- Recorded data -
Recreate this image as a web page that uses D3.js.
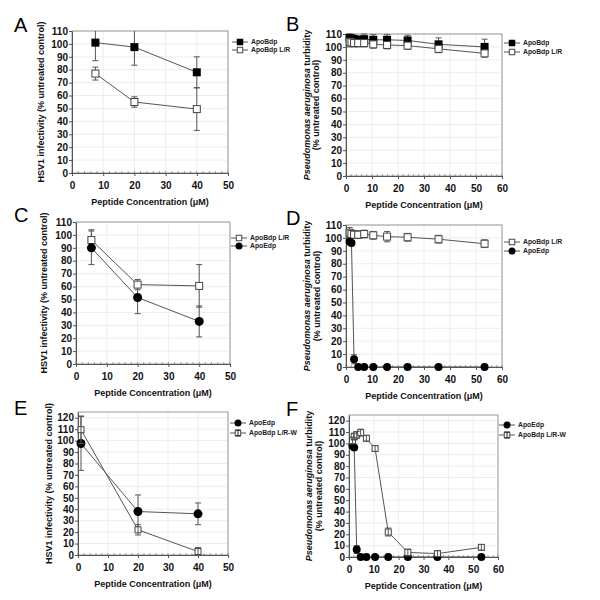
<!DOCTYPE html>
<html><head><meta charset="utf-8">
<script src="https://cdn.jsdelivr.net/npm/d3@7"></script>
<style>body{margin:0;background:#fff}svg{display:block}text{font-family:"Liberation Sans",Arial,sans-serif}</style>
</head><body><svg id="c" width="600" height="600"></svg>
<script>
// ---------- DATA ----------
const xTitle = "Peptide Concentration (\u03bcM)";
const hsvTitle = "HSV1 infectivity (% untreated control)";
const lblApoBdp = "ApoBdp", lblLR = "ApoBdp L/R", lblEdp = "ApoEdp", lblLRW = "ApoBdp L/R-W";

// Panel A
const aX = [7.5, 20, 40];
const aApoBdp = [101, 97.5, 78];
const aApoBdpErr = [14, 14, 12];
const aApoBdpLR = [77, 55, 49.5];
const aApoBdpLRErr = [5, 4, 16.5];

// Panels B, D, F concentrations
const bX = [1.4, 2.1, 3.1, 4.7, 7.0, 10.5, 15.8, 23.7, 35.6, 53.3];
const bApoBdp = [107, 106.5, 106, 105.5, 106, 105.5, 105.5, 105, 102, 100];
const bApoBdpErr = [3, 3, 3, 3, 4, 4, 4, 4, 5, 6];
const bApoBdpLR = [104, 103.5, 103, 103, 103, 102, 101.5, 101, 98.5, 95];
const bApoBdpLRErr = [4, 3, 3, 3, 3, 3, 3, 3, 3, 3];

// Panel C
const cX = [5, 20, 40];
const cApoBdpLR = [96, 61.5, 60.5];
const cApoBdpLRErr = [8, 4, 16.5];
const cApoEdp = [90, 51.5, 33];
const cApoEdpErr = [13, 12.5, 12];

// Panel D
const dApoBdpLR = [104, 103, 102.5, 102.5, 103, 102, 101, 100.5, 99, 95.5];
const dApoBdpLRErr = [4, 3, 3, 3, 3, 3, 4, 3, 3, 3];
const dApoEdp = [97, 96, 6, 0, 0, 0, 0, 0, 0, 0];
const dApoEdpErr = [2, 2, 3.5, 0, 0, 0, 0, 0, 0, 0];

// Panel E
const eX = [1, 20, 40];
const eApoEdp = [97.5, 38, 36];
const eApoEdpErr = [23.5, 14.5, 9.5];
const eApoBdpLRW = [109.5, 22, 3];
const eApoBdpLRWErr = [12, 4.5, 3.5];

// Panel F
const fApoEdp = [98, 96.5, 6.5, 0, 0, 0, 0, 0, 0, 0];
const fApoEdpErr = [2, 2, 3.5, 0, 0, 0, 0, 0, 0, 0];
const fApoBdpLRW = [102.5, 106, 107.5, 109.5, 104.5, 95.5, 22, 4, 3, 8.5];
const fApoBdpLRWErr = [3, 3, 3, 3, 2.5, 2.5, 3.5, 3, 2.5, 2.5];

// ---------- DRAWING ----------
const svg = d3.select("#c");
const lineCol = "#555", errCol = "#555";

function drawMarker(g, type, cx, cy, s) {
  if (type === "sqFill") {
    g.append("rect").attr("x", cx - s/2).attr("y", cy - s/2).attr("width", s).attr("height", s).attr("fill", "#000");
  } else if (type === "sqOpen" || type === "sqErr") {
    g.append("rect").attr("x", cx - s/2 + 0.5).attr("y", cy - s/2 + 0.5).attr("width", s - 1).attr("height", s - 1)
      .attr("fill", "#fff").attr("stroke", "#444").attr("stroke-width", 1);
  } else if (type === "circle") {
    g.append("circle").attr("cx", cx).attr("cy", cy).attr("r", s/2).attr("fill", "#000");
  }
}

function panel(cfg) {
  const g = svg.append("g");
  const x = d3.scaleLinear().domain([0, cfg.xMax]).range([cfg.left, cfg.right]);
  const y = d3.scaleLinear().domain([0, cfg.yMax]).range([cfg.bottom, cfg.top]);
  const xt = d3.range(0, cfg.xMax + 1, 10);
  const yt = d3.range(0, cfg.yTop + 1, 10);
  // grid
  g.selectAll(null).data(xt.slice(1)).enter().append("line")
    .attr("x1", d => x(d)).attr("x2", d => x(d)).attr("y1", cfg.top).attr("y2", cfg.bottom)
    .attr("stroke", "#e8e8e8").attr("stroke-width", 0.8);
  g.selectAll(null).data(yt.slice(1)).enter().append("line")
    .attr("x1", cfg.left).attr("x2", cfg.right).attr("y1", d => y(d)).attr("y2", d => y(d))
    .attr("stroke", "#e8e8e8").attr("stroke-width", 0.8);
  // border
  g.append("rect").attr("x", cfg.left).attr("y", cfg.top).attr("width", cfg.right - cfg.left).attr("height", cfg.bottom - cfg.top)
    .attr("fill", "none").attr("stroke", "#999").attr("stroke-width", 1);
  // axes
  const ax = g.append("g").attr("transform", `translate(0,${cfg.bottom})`)
    .call(d3.axisBottom(x).tickValues(xt).tickSize(3).tickSizeOuter(0).tickFormat(d3.format("d")));
  ax.select(".domain").attr("stroke", "#555");
  ax.selectAll(".tick line").attr("stroke", "#555");
  ax.selectAll("text").attr("font-size", 10).attr("font-weight", "bold").attr("fill", "#111").attr("y", 9);
  // minor x ticks
  g.selectAll(null).data(d3.range(0, cfg.xMax + 0.01, 2)).enter().append("line")
    .attr("x1", d => x(d)).attr("x2", d => x(d)).attr("y1", cfg.bottom).attr("y2", cfg.bottom - 2)
    .attr("stroke", "#777").attr("stroke-width", 0.7);
  const ay = g.append("g").attr("transform", `translate(${cfg.left},0)`)
    .call(d3.axisLeft(y).tickValues(yt).tickSize(3).tickSizeOuter(0).tickFormat(d3.format("d")));
  ay.select(".domain").attr("stroke", "#555");
  ay.selectAll(".tick line").attr("stroke", "#555");
  ay.selectAll("text").attr("font-size", 10).attr("font-weight", "bold").attr("fill", "#111").attr("x", -4);

  // series
  cfg.series.forEach(s => {
    const pts = s.x.map((xv, i) => ({x: xv, y: s.y[i], e: s.e[i]}));
    g.append("path").datum(pts)
      .attr("d", d3.line().x(d => x(d.x)).y(d => y(d.y)))
      .attr("fill", "none").attr("stroke", lineCol).attr("stroke-width", 1);
  });
  function drawErr(s) {
    s.x.forEach((xv, i) => {
      const e = s.e[i]; if (!e) return;
      const hi = s.y[i] + e, lo = s.y[i] - e;
      const hiC = Math.min(hi, cfg.yMax), loC = Math.max(lo, 0);
      const cx = x(xv);
      g.append("line").attr("x1", cx).attr("x2", cx).attr("y1", y(hiC)).attr("y2", y(loC))
        .attr("stroke", errCol).attr("stroke-width", 1);
      if (hi <= cfg.yMax) g.append("line").attr("x1", cx - 3).attr("x2", cx + 3).attr("y1", y(hi)).attr("y2", y(hi)).attr("stroke", errCol);
      if (lo >= 0) g.append("line").attr("x1", cx - 3).attr("x2", cx + 3).attr("y1", y(lo)).attr("y2", y(lo)).attr("stroke", errCol);
    });
  }
  cfg.series.forEach(s => { if (s.m !== "sqErr") drawErr(s); });
  cfg.series.forEach(s => {
    s.x.forEach((xv, i) => drawMarker(g, s.m, x(xv), y(s.y[i]), s.size));
  });
  cfg.series.forEach(s => { if (s.m === "sqErr") drawErr(s); });

  // legend
  cfg.series.forEach((s, i) => {
    const ly = cfg.legY + i * cfg.legDy, lx = cfg.legX;
    g.append("line").attr("x1", lx - 8).attr("x2", lx + 8).attr("y1", ly).attr("y2", ly).attr("stroke", lineCol);
    drawMarker(g, s.m, lx, ly, s.m === "circle" ? 7 : 6.5);
    if (s.m === "sqErr") {
      g.append("line").attr("x1", lx).attr("x2", lx).attr("y1", ly - 3).attr("y2", ly + 3).attr("stroke", "#222");
      g.append("line").attr("x1", lx - 2.5).attr("x2", lx + 2.5).attr("y1", ly - 3).attr("y2", ly - 3).attr("stroke", "#222");
      g.append("line").attr("x1", lx - 2.5).attr("x2", lx + 2.5).attr("y1", ly + 3).attr("y2", ly + 3).attr("stroke", "#222");
    }
    g.append("text").attr("x", lx + 11).attr("y", ly).attr("dy", "0.35em")
      .attr("font-size", 6.8).attr("font-weight", "bold").attr("fill", "#222").text(s.label);
  });

  // titles
  g.append("text").attr("x", (cfg.left + cfg.right) / 2).attr("y", cfg.bottom + 32)
    .attr("text-anchor", "middle").attr("font-size", 9).attr("font-weight", "bold").attr("fill", "#111").text(xTitle);
  const cy = (cfg.top + cfg.bottom) / 2;
  if (cfg.yType === "hsv") {
    g.append("text").attr("transform", `translate(${cfg.yTitleX},${cy}) rotate(-90)`).attr("dy", "0.35em")
      .attr("text-anchor", "middle").attr("font-size", 9).attr("font-weight", "bold").attr("fill", "#111").text(hsvTitle);
  } else {
    const t1 = g.append("text").attr("transform", `translate(${cfg.yTitleX},${cy}) rotate(-90)`).attr("dy", "0.35em")
      .attr("text-anchor", "middle").attr("font-size", 9).attr("font-weight", "bold").attr("fill", "#111");
    t1.append("tspan").attr("font-style", "italic").text("Pseudomonas aeruginosa");
    t1.append("tspan").text(" turbidity");
    g.append("text").attr("transform", `translate(${cfg.yTitleX + 9.5},${cy}) rotate(-90)`).attr("dy", "0.35em")
      .attr("text-anchor", "middle").attr("font-size", 9).attr("font-weight", "bold").attr("fill", "#111").text("(% untreated control)");
  }
  // letter
  g.append("text").attr("x", cfg.letX).attr("y", cfg.letY).attr("font-size", 20).attr("fill", "#000").text(cfg.letter);
}

panel({letter: "A", letX: 14, letY: 32, left: 72, right: 228, top: 31, bottom: 173, xMax: 50, yMax: 110, yTop: 110,
  yType: "hsv", yTitleX: 41, legX: 240, legY: 42, legDy: 8,
  series: [
    {label: lblApoBdp, m: "sqFill", size: 8, x: aX, y: aApoBdp, e: aApoBdpErr},
    {label: lblLR, m: "sqOpen", size: 8, x: aX, y: aApoBdpLR, e: aApoBdpLRErr}]});

panel({letter: "B", letX: 286, letY: 31, left: 346, right: 502, top: 34, bottom: 176, xMax: 60, yMax: 110, yTop: 110,
  yType: "pa", yTitleX: 306.5, legX: 512, legY: 43, legDy: 9,
  series: [
    {label: lblApoBdp, m: "sqFill", size: 8, x: bX, y: bApoBdp, e: bApoBdpErr},
    {label: lblLR, m: "sqOpen", size: 8, x: bX, y: bApoBdpLR, e: bApoBdpLRErr}]});

panel({letter: "C", letX: 14, letY: 222, left: 76, right: 230, top: 222, bottom: 364, xMax: 50, yMax: 110, yTop: 110,
  yType: "hsv", yTitleX: 43.5, legX: 239, legY: 238, legDy: 8,
  series: [
    {label: lblLR, m: "sqOpen", size: 8, x: cX, y: cApoBdpLR, e: cApoBdpLRErr},
    {label: lblEdp, m: "circle", size: 9, x: cX, y: cApoEdp, e: cApoEdpErr}]});

panel({letter: "D", letX: 286, letY: 225, left: 346, right: 502, top: 225, bottom: 367, xMax: 60, yMax: 110, yTop: 110,
  yType: "pa", yTitleX: 307, legX: 512, legY: 242, legDy: 9,
  series: [
    {label: lblLR, m: "sqOpen", size: 8, x: bX, y: dApoBdpLR, e: dApoBdpLRErr},
    {label: lblEdp, m: "circle", size: 8, x: bX, y: dApoEdp, e: dApoEdpErr}]});

panel({letter: "E", letX: 14, letY: 415, left: 78, right: 228, top: 412, bottom: 555, xMax: 50, yMax: 125, yTop: 120,
  yType: "hsv", yTitleX: 49, legX: 238, legY: 423, legDy: 10,
  series: [
    {label: lblEdp, m: "circle", size: 9, x: eX, y: eApoEdp, e: eApoEdpErr},
    {label: lblLRW, m: "sqErr", size: 7, x: eX, y: eApoBdpLRW, e: eApoBdpLRWErr}]});

panel({letter: "F", letX: 286, letY: 416, left: 349, right: 498, top: 415, bottom: 557, xMax: 60, yMax: 125, yTop: 120,
  yType: "pa", yTitleX: 309, legX: 507, legY: 425, legDy: 10,
  series: [
    {label: lblEdp, m: "circle", size: 8, x: bX, y: fApoEdp, e: fApoEdpErr},
    {label: lblLRW, m: "sqErr", size: 7, x: bX, y: fApoBdpLRW, e: fApoBdpLRWErr}]});
</script></body></html>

- Work required -
Write out an exact copy of the listing, first line through the line containing "3, 2.5, 2.5];", with the pictures left out.

- Task result -
Recreate this image as a web page that uses D3.js.
<!DOCTYPE html>
<html><head><meta charset="utf-8">
<script src="https://cdn.jsdelivr.net/npm/d3@7"></script>
<style>body{margin:0;background:#fff}svg{display:block}text{font-family:"Liberation Sans",Arial,sans-serif}</style>
</head><body><svg id="c" width="600" height="600"></svg>
<script>
// ---------- DATA ----------
const xTitle = "Peptide Concentration (\u03bcM)";
const hsvTitle = "HSV1 infectivity (% untreated control)";
const lblApoBdp = "ApoBdp", lblLR = "ApoBdp L/R", lblEdp = "ApoEdp", lblLRW = "ApoBdp L/R-W";

// Panel A
const aX = [7.5, 20, 40];
const aApoBdp = [101, 97.5, 78];
const aApoBdpErr = [14, 14, 12];
const aApoBdpLR = [77, 55, 49.5];
const aApoBdpLRErr = [5, 4, 16.5];

// Panels B, D, F concentrations
const bX = [1.4, 2.1, 3.1, 4.7, 7.0, 10.5, 15.8, 23.7, 35.6, 53.3];
const bApoBdp = [107, 106.5, 106, 105.5, 106, 105.5, 105.5, 105, 102, 100];
const bApoBdpErr = [3, 3, 3, 3, 4, 4, 4, 4, 5, 6];
const bApoBdpLR = [104, 103.5, 103, 103, 103, 102, 101.5, 101, 98.5, 95];
const bApoBdpLRErr = [4, 3, 3, 3, 3, 3, 3, 3, 3, 3];

// Panel C
const cX = [5, 20, 40];
const cApoBdpLR = [96, 61.5, 60.5];
const cApoBdpLRErr = [8, 4, 16.5];
const cApoEdp = [90, 51.5, 33];
const cApoEdpErr = [13, 12.5, 12];

// Panel D
const dApoBdpLR = [104, 103, 102.5, 102.5, 103, 102, 101, 100.5, 99, 95.5];
const dApoBdpLRErr = [4, 3, 3, 3, 3, 3, 4, 3, 3, 3];
const dApoEdp = [97, 96, 6, 0, 0, 0, 0, 0, 0, 0];
const dApoEdpErr = [2, 2, 3.5, 0, 0, 0, 0, 0, 0, 0];

// Panel E
const eX = [1, 20, 40];
const eApoEdp = [97.5, 38, 36];
const eApoEdpErr = [23.5, 14.5, 9.5];
const eApoBdpLRW = [109.5, 22, 3];
const eApoBdpLRWErr = [12, 4.5, 3.5];

// Panel F
const fApoEdp = [98, 96.5, 6.5, 0, 0, 0, 0, 0, 0, 0];
const fApoEdpErr = [2, 2, 3.5, 0, 0, 0, 0, 0, 0, 0];
const fApoBdpLRW = [102.5, 106, 107.5, 109.5, 104.5, 95.5, 22, 4, 3, 8.5];
const fApoBdpLRWErr = [3, 3, 3, 3, 2.5, 2.5, 3.5, 3, 2.5, 2.5];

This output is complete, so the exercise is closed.